What the task requires: Set down every entry again word for word, please, but skip the pictures.

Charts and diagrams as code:
+++++

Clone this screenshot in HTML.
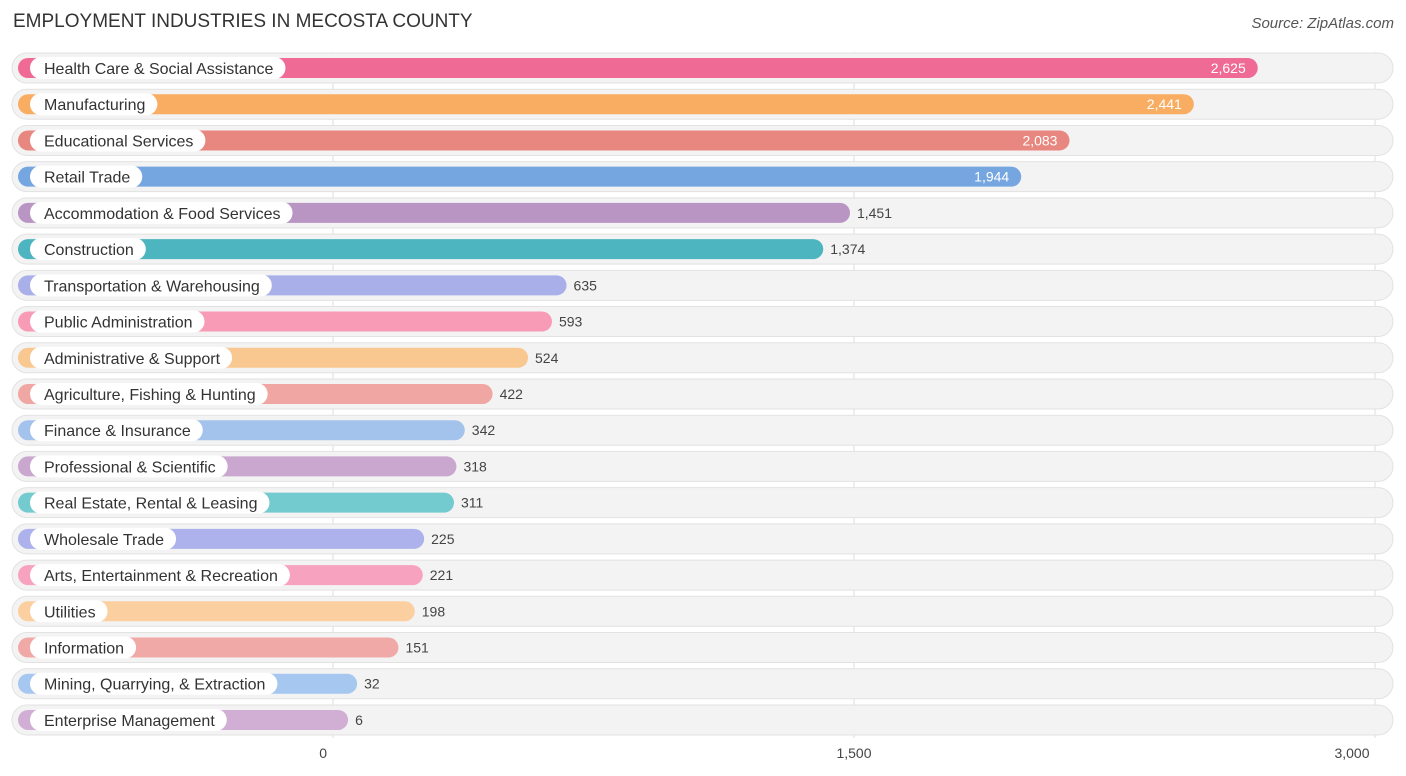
<!DOCTYPE html>
<html><head><meta charset="utf-8"><style>
body{margin:0;background:#fff;font-family:"Liberation Sans",sans-serif;}
#c{position:relative;width:1406px;height:776px;overflow:hidden;}
.t{position:absolute;left:13px;top:11px;font-size:19px;color:#333;}
.s{position:absolute;right:12px;top:15px;font-size:15px;color:#555;font-style:italic;}
</style></head><body>
<div id="c">
<div class="t">EMPLOYMENT INDUSTRIES IN MECOSTA COUNTY</div>
<div class="s">Source: ZipAtlas.com</div>
<svg id="svg" width="1406" height="776" style="position:absolute;left:0;top:0"></svg>
</div>
<script>
const categories=["Health Care & Social Assistance","Manufacturing","Educational Services","Retail Trade","Accommodation & Food Services","Construction","Transportation & Warehousing","Public Administration","Administrative & Support","Agriculture, Fishing & Hunting","Finance & Insurance","Professional & Scientific","Real Estate, Rental & Leasing","Wholesale Trade","Arts, Entertainment & Recreation","Utilities","Information","Mining, Quarrying, & Extraction","Enterprise Management"];
const values=[2625,2441,2083,1944,1451,1374,635,593,524,422,342,318,311,225,221,198,151,32,6];
const tickValues=[0,1500,3000];
const tickLabels=["0","1,500","3,000"];
const colors=["#f06a96","#f9ad62","#e8877f","#76a6e0","#b995c4","#4db5bf","#a9afe9","#f79bb7","#f9c790","#f0a6a2","#a3c3ec","#c9a7cf","#74cbcf","#adb2ec","#f7a2bf","#fbcf9f","#f0a9a6","#a6c7ef","#d1afd4"];
const NS="http://www.w3.org/2000/svg",svg=document.getElementById('svg');
const x0=333,k=521/1500;
const xs=v=>x0+v*k;
const yc=i=>68+i*36.22;
function mk(t,a,p){const e=document.createElementNS(NS,t);for(const q in a)e.setAttribute(q,a[q]);(p||svg).appendChild(e);return e;}
tickValues.forEach((v,i)=>{
 const l=mk('line',{x1:xs(v),x2:xs(v),y1:52,y2:738,stroke:'#ddd','stroke-width':1});
 
 
 const t=mk('text',{x:xs(v)-(i==0?6:i==1?-0:23),y:758,'font-size':14,fill:'#444','text-anchor':i==0?'end':'middle'});
 t.textContent=tickLabels[i];
 
 
});
categories.forEach((c,i)=>{
 const y=yc(i),g=mk('g',{});
 
 
 mk('rect',{x:12,y:y-15,width:1381,height:30,rx:15,fill:'#f3f3f3',stroke:'#e2e2e2'},g);
 const end=xs(values[i])+13;
 const b=mk('rect',{x:18,y:y-10,width:end-18,height:20,rx:10,fill:colors[i]},g);
 
 
 const pill=mk('rect',{x:30,y:y-11,width:100,height:22,rx:11,fill:'#fff'},g);
 const lt=mk('text',{x:44,y:y+6,'font-size':16,fill:'#333'},g);
 lt.textContent=c;
 
 
 pill.setAttribute('width',lt.getComputedTextLength()+26);
 const inside=values[i]>1600;
 const vt=mk('text',{x:inside?end-12:end+7,y:y+5,'font-size':14,fill:inside?'#fff':'#444','text-anchor':inside?'end':'start'},g);
 vt.textContent=values[i].toLocaleString('en-US');
 
 
});
</script>
</body></html>
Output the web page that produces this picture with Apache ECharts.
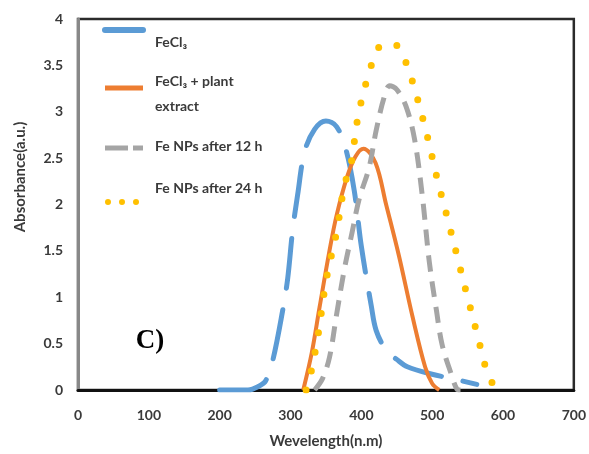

+++++

Right answer:
Clone this screenshot in HTML.
<!DOCTYPE html>
<html><head><meta charset="utf-8"><style>
body{margin:0;background:#fff;font-family:"Liberation Sans",sans-serif;}
#c{position:relative;width:1406px;height:776px;overflow:hidden;}
.t{position:absolute;left:13px;top:11px;font-size:19px;color:#333;}
.s{position:absolute;right:12px;top:15px;font-size:15px;color:#555;font-style:italic;}
</style></head><body>
<div id="c">
<div class="t">EMPLOYMENT INDUSTRIES IN MECOSTA COUNTY</div>
<div class="s">Source: ZipAtlas.com</div>
<svg id="svg" width="1406" height="776" style="position:absolute;left:0;top:0"></svg>
</div>
<script>
const categories=["Health Care & Social Assistance","Manufacturing","Educational Services","Retail Trade","Accommodation & Food Services","Construction","Transportation & Warehousing","Public Administration","Administrative & Support","Agriculture, Fishing & Hunting","Finance & Insurance","Professional & Scientific","Real Estate, Rental & Leasing","Wholesale Trade","Arts, Entertainment & Recreation","Utilities","Information","Mining, Quarrying, & Extraction","Enterprise Management"];
const values=[2625,2441,2083,1944,1451,1374,635,593,524,422,342,318,311,225,221,198,151,32,6];
const tickValues=[0,1500,3000];
const tickLabels=["0","1,500","3,000"];
const colors=["#f06a96","#f9ad62","#e8877f","#76a6e0","#b995c4","#4db5bf","#a9afe9","#f79bb7","#f9c790","#f0a6a2","#a3c3ec","#c9a7cf","#74cbcf","#adb2ec","#f7a2bf","#fbcf9f","#f0a9a6","#a6c7ef","#d1afd4"];
const NS="http://www.w3.org/2000/svg",svg=document.getElementById('svg');
const x0=333,k=521/1500;
const xs=v=>x0+v*k;
const yc=i=>68+i*36.22;
function mk(t,a,p){const e=document.createElementNS(NS,t);for(const q in a)e.setAttribute(q,a[q]);(p||svg).appendChild(e);return e;}
tickValues.forEach((v,i)=>{
 const l=mk('line',{x1:xs(v),x2:xs(v),y1:52,y2:738,stroke:'#ddd','stroke-width':1});
 
 
 const t=mk('text',{x:xs(v)-(i==0?6:i==1?-0:23),y:758,'font-size':14,fill:'#444','text-anchor':i==0?'end':'middle'});
 t.textContent=tickLabels[i];
 
 
});
categories.forEach((c,i)=>{
 const y=yc(i),g=mk('g',{});
 
 
 mk('rect',{x:12,y:y-15,width:1381,height:30,rx:15,fill:'#f3f3f3',stroke:'#e2e2e2'},g);
 const end=xs(values[i])+13;
 const b=mk('rect',{x:18,y:y-10,width:end-18,height:20,rx:10,fill:colors[i]},g);
 
 
 const pill=mk('rect',{x:30,y:y-11,width:100,height:22,rx:11,fill:'#fff'},g);
 const lt=mk('text',{x:44,y:y+6,'font-size':16,fill:'#333'},g);
 lt.textContent=c;
 
 
 pill.setAttribute('width',lt.getComputedTextLength()+26);
 const inside=values[i]>1600;
 const vt=mk('text',{x:inside?end-12:end+7,y:y+5,'font-size':14,fill:inside?'#fff':'#444','text-anchor':inside?'end':'start'},g);
 vt.textContent=values[i].toLocaleString('en-US');
 
 
});
</script>
</body></html>
Output the web page that produces this picture with Apache ECharts.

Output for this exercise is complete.